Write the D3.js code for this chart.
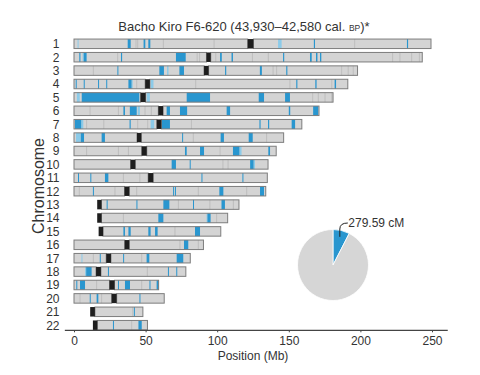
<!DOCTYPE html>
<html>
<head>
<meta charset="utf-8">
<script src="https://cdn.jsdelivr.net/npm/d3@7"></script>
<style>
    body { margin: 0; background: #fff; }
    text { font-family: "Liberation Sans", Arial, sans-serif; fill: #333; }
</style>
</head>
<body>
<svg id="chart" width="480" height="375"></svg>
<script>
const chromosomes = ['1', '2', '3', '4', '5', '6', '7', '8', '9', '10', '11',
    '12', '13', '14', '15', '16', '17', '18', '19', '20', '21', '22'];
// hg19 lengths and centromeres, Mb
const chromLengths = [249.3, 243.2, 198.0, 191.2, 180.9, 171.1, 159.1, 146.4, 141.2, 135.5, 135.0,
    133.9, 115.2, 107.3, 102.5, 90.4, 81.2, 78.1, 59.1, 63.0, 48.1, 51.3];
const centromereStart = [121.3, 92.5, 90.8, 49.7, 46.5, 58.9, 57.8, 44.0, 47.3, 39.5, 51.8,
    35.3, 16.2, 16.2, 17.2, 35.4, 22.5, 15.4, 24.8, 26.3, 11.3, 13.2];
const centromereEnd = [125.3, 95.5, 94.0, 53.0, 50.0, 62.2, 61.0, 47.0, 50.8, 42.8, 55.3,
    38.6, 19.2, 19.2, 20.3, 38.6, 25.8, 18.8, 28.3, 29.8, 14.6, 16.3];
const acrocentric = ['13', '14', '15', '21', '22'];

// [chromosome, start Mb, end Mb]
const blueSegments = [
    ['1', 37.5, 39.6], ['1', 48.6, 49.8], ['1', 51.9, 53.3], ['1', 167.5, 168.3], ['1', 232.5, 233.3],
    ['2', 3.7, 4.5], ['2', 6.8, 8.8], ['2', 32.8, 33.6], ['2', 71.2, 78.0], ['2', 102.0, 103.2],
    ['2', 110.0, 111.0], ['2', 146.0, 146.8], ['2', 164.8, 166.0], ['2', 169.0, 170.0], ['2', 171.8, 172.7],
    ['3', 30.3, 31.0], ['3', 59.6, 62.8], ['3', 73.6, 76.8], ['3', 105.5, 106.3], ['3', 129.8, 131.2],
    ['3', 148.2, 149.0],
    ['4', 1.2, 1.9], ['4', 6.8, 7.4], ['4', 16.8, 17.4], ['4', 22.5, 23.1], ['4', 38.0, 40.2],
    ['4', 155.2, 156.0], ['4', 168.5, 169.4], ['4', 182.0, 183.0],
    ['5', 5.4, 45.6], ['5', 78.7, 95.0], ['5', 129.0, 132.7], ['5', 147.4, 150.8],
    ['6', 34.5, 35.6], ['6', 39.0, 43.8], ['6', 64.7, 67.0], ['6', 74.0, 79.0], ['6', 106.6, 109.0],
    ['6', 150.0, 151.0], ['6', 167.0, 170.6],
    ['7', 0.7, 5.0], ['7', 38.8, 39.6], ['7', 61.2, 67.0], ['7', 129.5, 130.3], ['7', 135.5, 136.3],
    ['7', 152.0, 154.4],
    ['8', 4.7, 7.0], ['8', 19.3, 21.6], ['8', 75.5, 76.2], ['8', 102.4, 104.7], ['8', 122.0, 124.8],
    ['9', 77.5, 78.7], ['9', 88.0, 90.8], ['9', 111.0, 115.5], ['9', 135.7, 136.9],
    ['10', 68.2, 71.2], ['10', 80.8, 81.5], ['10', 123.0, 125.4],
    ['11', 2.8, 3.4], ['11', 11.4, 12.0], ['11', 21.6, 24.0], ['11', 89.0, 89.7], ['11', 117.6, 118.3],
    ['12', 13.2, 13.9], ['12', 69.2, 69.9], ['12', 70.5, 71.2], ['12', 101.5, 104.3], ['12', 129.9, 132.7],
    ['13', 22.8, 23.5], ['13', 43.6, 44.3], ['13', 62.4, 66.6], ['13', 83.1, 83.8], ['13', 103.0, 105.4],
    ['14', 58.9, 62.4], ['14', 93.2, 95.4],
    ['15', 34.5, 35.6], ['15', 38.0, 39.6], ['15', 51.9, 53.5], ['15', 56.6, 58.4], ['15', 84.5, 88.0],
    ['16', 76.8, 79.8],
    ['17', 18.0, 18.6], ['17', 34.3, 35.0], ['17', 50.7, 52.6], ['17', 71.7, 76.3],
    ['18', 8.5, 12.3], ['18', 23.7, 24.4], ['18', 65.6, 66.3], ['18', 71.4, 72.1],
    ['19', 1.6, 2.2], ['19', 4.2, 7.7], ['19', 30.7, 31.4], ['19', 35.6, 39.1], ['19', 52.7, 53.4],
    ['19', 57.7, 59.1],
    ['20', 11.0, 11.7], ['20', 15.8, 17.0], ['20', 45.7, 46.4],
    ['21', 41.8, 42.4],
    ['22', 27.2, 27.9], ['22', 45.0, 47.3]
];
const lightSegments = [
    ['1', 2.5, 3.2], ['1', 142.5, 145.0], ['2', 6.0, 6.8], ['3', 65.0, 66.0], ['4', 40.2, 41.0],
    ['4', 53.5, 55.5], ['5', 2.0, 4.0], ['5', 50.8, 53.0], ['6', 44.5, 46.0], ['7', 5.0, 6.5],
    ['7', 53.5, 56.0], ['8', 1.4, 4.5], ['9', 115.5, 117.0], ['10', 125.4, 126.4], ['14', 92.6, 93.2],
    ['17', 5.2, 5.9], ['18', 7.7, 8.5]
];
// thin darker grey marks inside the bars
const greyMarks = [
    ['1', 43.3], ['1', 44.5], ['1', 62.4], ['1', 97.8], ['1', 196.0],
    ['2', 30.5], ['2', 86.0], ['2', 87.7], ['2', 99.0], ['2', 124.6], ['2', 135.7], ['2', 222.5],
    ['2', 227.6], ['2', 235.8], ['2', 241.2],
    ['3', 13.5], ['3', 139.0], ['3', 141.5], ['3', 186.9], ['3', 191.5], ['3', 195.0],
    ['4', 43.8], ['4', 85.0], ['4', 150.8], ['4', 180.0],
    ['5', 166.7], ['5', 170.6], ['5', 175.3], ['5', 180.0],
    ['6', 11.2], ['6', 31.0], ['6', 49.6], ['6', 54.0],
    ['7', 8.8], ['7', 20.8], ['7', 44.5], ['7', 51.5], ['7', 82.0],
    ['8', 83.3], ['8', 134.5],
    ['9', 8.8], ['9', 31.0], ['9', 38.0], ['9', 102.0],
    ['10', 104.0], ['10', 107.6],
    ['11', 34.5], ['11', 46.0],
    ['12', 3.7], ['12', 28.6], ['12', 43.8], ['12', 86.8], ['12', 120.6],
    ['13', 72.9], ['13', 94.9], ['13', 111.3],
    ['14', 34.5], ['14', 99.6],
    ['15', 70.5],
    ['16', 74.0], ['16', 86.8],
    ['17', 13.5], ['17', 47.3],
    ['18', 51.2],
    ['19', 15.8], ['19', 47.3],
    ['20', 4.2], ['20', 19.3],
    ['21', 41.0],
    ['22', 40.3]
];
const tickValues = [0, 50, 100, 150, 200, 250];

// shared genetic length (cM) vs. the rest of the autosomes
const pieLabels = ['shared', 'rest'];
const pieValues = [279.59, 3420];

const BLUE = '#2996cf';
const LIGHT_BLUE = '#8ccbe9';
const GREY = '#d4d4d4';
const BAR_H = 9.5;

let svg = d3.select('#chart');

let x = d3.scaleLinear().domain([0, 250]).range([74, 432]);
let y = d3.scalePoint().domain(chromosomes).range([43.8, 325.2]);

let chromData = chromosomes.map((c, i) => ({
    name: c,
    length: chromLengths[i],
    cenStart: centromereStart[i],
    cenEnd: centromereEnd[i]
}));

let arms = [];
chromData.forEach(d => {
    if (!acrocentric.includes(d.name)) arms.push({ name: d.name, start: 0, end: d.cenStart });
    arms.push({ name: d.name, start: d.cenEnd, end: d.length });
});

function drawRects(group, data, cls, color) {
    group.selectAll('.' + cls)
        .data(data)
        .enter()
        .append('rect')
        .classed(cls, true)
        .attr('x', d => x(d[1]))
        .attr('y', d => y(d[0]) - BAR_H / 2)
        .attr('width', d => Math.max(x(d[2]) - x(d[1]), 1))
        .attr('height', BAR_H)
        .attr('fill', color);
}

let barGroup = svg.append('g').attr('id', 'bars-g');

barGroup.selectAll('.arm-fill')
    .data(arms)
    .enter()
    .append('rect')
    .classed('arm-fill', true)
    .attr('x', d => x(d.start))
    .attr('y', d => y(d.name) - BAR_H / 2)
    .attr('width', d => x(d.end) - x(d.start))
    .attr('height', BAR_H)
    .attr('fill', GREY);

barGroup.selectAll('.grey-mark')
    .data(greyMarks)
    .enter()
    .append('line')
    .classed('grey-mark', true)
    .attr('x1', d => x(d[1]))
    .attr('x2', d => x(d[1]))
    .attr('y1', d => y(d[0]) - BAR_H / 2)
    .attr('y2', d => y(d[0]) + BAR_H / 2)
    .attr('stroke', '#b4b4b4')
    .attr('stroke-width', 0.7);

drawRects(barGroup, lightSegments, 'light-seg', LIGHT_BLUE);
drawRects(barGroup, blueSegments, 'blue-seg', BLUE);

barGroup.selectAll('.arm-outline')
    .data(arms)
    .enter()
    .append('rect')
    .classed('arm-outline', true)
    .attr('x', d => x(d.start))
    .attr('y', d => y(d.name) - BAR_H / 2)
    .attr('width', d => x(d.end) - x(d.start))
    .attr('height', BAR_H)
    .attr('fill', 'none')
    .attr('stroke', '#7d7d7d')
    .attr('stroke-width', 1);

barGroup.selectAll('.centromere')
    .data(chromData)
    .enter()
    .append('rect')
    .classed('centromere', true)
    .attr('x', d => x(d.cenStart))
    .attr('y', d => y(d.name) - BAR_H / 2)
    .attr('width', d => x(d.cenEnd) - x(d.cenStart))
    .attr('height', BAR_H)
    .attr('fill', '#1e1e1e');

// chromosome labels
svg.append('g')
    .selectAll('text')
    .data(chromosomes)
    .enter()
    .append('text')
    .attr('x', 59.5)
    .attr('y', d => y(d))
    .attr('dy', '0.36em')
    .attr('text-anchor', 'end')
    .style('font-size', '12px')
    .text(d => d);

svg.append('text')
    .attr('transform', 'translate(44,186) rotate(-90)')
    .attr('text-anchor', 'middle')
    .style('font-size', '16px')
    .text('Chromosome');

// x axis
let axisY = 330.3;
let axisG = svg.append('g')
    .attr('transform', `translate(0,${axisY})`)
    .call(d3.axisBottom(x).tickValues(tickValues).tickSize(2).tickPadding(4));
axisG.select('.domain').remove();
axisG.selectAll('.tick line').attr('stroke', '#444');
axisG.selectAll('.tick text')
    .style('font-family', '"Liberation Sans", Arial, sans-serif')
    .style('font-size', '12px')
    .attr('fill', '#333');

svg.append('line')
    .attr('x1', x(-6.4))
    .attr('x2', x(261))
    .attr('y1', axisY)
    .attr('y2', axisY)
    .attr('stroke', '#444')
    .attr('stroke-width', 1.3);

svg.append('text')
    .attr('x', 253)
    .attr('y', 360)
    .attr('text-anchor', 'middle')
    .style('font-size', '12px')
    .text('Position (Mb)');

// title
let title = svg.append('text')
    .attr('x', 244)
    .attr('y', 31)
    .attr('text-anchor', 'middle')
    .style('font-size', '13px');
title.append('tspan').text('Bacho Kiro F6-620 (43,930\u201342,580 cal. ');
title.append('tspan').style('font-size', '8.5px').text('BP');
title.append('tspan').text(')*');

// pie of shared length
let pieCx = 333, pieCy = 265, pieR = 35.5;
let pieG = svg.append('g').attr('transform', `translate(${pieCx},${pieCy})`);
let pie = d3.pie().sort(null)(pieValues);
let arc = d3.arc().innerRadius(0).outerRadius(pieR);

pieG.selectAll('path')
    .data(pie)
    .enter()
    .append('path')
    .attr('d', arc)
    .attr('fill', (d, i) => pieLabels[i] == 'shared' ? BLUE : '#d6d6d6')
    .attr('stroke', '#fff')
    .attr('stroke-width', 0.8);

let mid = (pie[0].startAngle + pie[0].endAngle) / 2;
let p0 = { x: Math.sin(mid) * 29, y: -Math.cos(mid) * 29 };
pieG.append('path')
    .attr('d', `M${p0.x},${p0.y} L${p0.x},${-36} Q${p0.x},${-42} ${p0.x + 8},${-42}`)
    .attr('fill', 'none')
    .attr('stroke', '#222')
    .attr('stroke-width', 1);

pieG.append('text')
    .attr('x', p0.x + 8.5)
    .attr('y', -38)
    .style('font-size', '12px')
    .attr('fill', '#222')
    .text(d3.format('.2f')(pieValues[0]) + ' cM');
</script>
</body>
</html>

Exercise —
Give again, word for word, every line from the top of the data above to the line holding "const acrocentric = ['13', '14', '15', '21', '22'];", inclusive, with the pictures left out.

Written solution —
Write the D3.js code for this chart.
<!DOCTYPE html>
<html>
<head>
<meta charset="utf-8">
<script src="https://cdn.jsdelivr.net/npm/d3@7"></script>
<style>
    body { margin: 0; background: #fff; }
    text { font-family: "Liberation Sans", Arial, sans-serif; fill: #333; }
</style>
</head>
<body>
<svg id="chart" width="480" height="375"></svg>
<script>
const chromosomes = ['1', '2', '3', '4', '5', '6', '7', '8', '9', '10', '11',
    '12', '13', '14', '15', '16', '17', '18', '19', '20', '21', '22'];
// hg19 lengths and centromeres, Mb
const chromLengths = [249.3, 243.2, 198.0, 191.2, 180.9, 171.1, 159.1, 146.4, 141.2, 135.5, 135.0,
    133.9, 115.2, 107.3, 102.5, 90.4, 81.2, 78.1, 59.1, 63.0, 48.1, 51.3];
const centromereStart = [121.3, 92.5, 90.8, 49.7, 46.5, 58.9, 57.8, 44.0, 47.3, 39.5, 51.8,
    35.3, 16.2, 16.2, 17.2, 35.4, 22.5, 15.4, 24.8, 26.3, 11.3, 13.2];
const centromereEnd = [125.3, 95.5, 94.0, 53.0, 50.0, 62.2, 61.0, 47.0, 50.8, 42.8, 55.3,
    38.6, 19.2, 19.2, 20.3, 38.6, 25.8, 18.8, 28.3, 29.8, 14.6, 16.3];
const acrocentric = ['13', '14', '15', '21', '22'];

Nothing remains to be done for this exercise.